Extracted data
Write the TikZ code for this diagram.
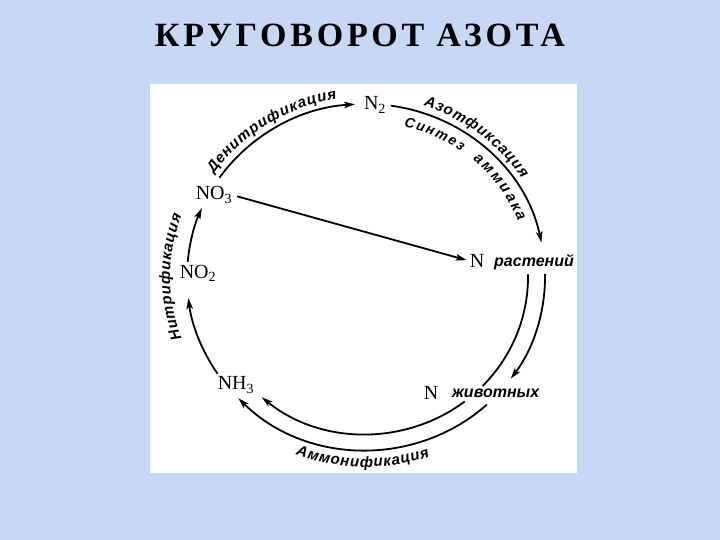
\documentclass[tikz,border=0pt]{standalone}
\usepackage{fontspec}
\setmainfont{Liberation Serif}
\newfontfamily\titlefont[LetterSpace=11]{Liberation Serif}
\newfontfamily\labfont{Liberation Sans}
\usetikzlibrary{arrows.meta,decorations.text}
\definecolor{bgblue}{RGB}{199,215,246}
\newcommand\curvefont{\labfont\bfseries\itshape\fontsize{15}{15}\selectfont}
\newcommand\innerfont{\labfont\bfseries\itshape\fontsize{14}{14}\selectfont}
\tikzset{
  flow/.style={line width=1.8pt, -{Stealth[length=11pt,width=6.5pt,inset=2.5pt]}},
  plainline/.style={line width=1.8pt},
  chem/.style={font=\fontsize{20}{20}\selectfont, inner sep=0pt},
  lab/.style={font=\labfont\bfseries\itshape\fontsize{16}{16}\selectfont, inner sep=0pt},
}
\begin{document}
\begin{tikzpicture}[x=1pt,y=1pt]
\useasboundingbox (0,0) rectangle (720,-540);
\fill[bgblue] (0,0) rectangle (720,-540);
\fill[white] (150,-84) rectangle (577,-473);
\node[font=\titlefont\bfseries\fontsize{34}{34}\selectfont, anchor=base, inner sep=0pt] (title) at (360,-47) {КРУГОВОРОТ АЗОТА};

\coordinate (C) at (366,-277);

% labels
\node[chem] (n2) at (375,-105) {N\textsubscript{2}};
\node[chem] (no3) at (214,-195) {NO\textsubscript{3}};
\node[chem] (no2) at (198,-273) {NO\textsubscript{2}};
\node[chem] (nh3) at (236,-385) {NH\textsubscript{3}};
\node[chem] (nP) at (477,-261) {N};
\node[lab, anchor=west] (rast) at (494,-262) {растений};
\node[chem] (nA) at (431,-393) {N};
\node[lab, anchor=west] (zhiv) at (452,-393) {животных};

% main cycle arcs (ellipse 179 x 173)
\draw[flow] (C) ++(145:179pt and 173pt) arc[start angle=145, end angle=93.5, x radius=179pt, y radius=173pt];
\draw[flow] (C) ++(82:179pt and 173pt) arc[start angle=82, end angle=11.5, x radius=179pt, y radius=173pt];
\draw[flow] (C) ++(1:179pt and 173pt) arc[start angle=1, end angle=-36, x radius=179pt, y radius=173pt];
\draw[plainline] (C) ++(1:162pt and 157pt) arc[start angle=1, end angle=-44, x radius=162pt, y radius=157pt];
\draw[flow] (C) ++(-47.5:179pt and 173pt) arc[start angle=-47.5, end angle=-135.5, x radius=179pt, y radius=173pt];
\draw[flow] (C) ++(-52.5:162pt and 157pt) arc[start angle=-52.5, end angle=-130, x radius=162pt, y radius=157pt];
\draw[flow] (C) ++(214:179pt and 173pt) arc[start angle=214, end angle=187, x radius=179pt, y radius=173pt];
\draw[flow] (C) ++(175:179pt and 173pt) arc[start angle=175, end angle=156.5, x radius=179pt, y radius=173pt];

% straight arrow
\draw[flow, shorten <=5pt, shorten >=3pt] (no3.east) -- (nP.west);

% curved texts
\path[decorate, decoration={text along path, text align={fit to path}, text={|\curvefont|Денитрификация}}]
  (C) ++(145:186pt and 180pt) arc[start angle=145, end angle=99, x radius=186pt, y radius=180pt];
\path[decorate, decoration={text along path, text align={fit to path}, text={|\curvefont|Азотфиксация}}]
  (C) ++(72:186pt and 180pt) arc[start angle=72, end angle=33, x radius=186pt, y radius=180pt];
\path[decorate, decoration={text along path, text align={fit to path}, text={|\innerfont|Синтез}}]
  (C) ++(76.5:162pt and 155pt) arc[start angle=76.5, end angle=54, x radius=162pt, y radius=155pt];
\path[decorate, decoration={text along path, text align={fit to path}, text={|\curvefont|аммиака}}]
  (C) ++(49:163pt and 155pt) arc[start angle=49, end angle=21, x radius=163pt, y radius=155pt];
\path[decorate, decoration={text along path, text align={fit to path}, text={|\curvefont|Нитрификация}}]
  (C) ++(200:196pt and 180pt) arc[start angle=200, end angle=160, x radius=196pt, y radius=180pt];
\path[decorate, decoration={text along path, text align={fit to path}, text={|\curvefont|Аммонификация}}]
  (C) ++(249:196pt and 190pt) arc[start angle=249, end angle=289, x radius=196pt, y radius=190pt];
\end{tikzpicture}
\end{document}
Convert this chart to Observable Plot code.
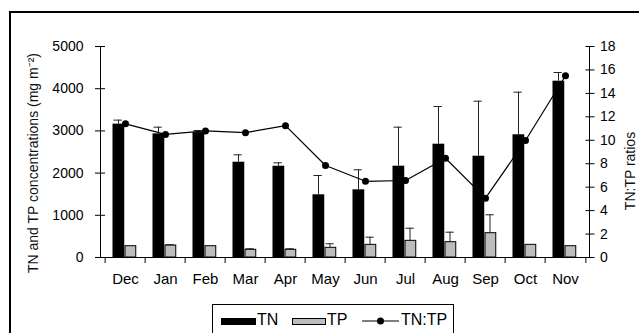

Work to do
Begin at the top of the records above and retype each line exactly until the line containing "anchor=west] (zhiv) at", which is included. Skip all pictures.

The result
Write the TikZ code for this diagram.
\documentclass[tikz,border=0pt]{standalone}
\usepackage{fontspec}
\setmainfont{Liberation Serif}
\newfontfamily\titlefont[LetterSpace=11]{Liberation Serif}
\newfontfamily\labfont{Liberation Sans}
\usetikzlibrary{arrows.meta,decorations.text}
\definecolor{bgblue}{RGB}{199,215,246}
\newcommand\curvefont{\labfont\bfseries\itshape\fontsize{15}{15}\selectfont}
\newcommand\innerfont{\labfont\bfseries\itshape\fontsize{14}{14}\selectfont}
\tikzset{
  flow/.style={line width=1.8pt, -{Stealth[length=11pt,width=6.5pt,inset=2.5pt]}},
  plainline/.style={line width=1.8pt},
  chem/.style={font=\fontsize{20}{20}\selectfont, inner sep=0pt},
  lab/.style={font=\labfont\bfseries\itshape\fontsize{16}{16}\selectfont, inner sep=0pt},
}
\begin{document}
\begin{tikzpicture}[x=1pt,y=1pt]
\useasboundingbox (0,0) rectangle (720,-540);
\fill[bgblue] (0,0) rectangle (720,-540);
\fill[white] (150,-84) rectangle (577,-473);
\node[font=\titlefont\bfseries\fontsize{34}{34}\selectfont, anchor=base, inner sep=0pt] (title) at (360,-47) {КРУГОВОРОТ АЗОТА};

\coordinate (C) at (366,-277);

% labels
\node[chem] (n2) at (375,-105) {N\textsubscript{2}};
\node[chem] (no3) at (214,-195) {NO\textsubscript{3}};
\node[chem] (no2) at (198,-273) {NO\textsubscript{2}};
\node[chem] (nh3) at (236,-385) {NH\textsubscript{3}};
\node[chem] (nP) at (477,-261) {N};
\node[lab, anchor=west] (rast) at (494,-262) {растений};
\node[chem] (nA) at (431,-393) {N};
\node[lab, anchor=west] (zhiv) at (452,-393) {животных};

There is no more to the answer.